BEGIN RECORDED INFORMATION
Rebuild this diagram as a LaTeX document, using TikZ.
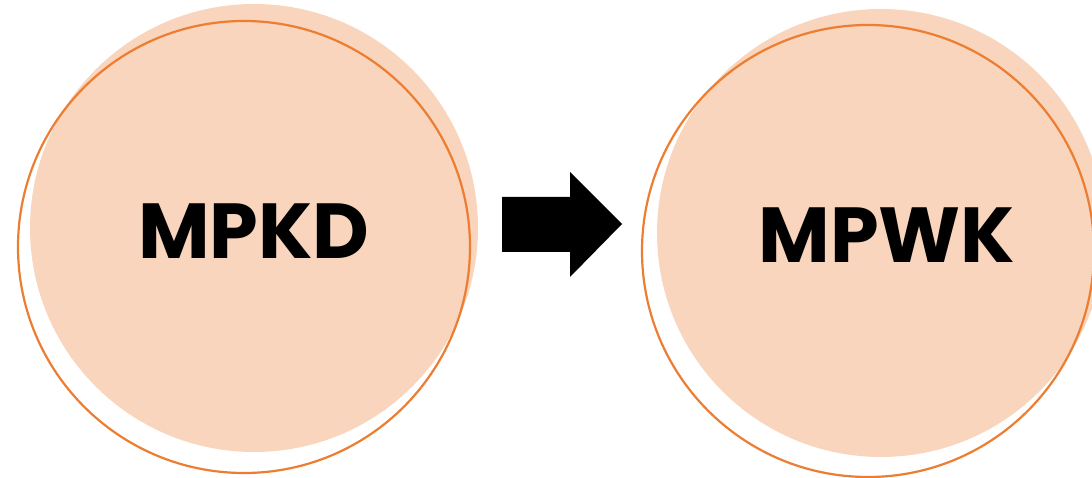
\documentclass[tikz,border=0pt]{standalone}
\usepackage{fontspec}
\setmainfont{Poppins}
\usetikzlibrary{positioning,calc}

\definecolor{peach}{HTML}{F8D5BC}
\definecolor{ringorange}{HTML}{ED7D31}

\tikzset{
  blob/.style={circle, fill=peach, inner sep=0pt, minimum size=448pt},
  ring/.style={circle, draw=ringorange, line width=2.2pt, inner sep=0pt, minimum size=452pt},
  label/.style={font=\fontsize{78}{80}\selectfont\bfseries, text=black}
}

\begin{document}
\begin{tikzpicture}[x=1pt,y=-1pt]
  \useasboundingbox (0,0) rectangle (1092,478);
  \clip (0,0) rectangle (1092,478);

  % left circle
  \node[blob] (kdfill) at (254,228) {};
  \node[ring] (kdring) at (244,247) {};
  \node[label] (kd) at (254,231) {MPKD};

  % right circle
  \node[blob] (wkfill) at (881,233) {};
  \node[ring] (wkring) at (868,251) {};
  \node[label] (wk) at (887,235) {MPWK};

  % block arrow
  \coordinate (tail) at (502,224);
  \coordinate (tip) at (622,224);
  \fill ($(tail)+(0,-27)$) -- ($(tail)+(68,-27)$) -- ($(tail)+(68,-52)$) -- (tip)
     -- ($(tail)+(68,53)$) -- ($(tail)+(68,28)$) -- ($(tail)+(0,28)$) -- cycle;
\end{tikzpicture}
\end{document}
END RECORDED INFORMATION
Do not copy the pictures, but repeat every line exactly.

§ **RESPONSE BELOW**:
Rebuild this diagram as a LaTeX document, using TikZ.
\documentclass[tikz,border=0pt]{standalone}
\usepackage{fontspec}
\setmainfont{Poppins}
\usetikzlibrary{positioning,calc}

\definecolor{peach}{HTML}{F8D5BC}
\definecolor{ringorange}{HTML}{ED7D31}

\tikzset{
  blob/.style={circle, fill=peach, inner sep=0pt, minimum size=448pt},
  ring/.style={circle, draw=ringorange, line width=2.2pt, inner sep=0pt, minimum size=452pt},
  label/.style={font=\fontsize{78}{80}\selectfont\bfseries, text=black}
}

\begin{document}
\begin{tikzpicture}[x=1pt,y=-1pt]
  \useasboundingbox (0,0) rectangle (1092,478);
  \clip (0,0) rectangle (1092,478);

  % left circle
  \node[blob] (kdfill) at (254,228) {};
  \node[ring] (kdring) at (244,247) {};
  \node[label] (kd) at (254,231) {MPKD};

  % right circle
  \node[blob] (wkfill) at (881,233) {};
  \node[ring] (wkring) at (868,251) {};
  \node[label] (wk) at (887,235) {MPWK};

  % block arrow
  \coordinate (tail) at (502,224);
  \coordinate (tip) at (622,224);
  \fill ($(tail)+(0,-27)$) -- ($(tail)+(68,-27)$) -- ($(tail)+(68,-52)$) -- (tip)
     -- ($(tail)+(68,53)$) -- ($(tail)+(68,28)$) -- ($(tail)+(0,28)$) -- cycle;
\end{tikzpicture}
\end{document}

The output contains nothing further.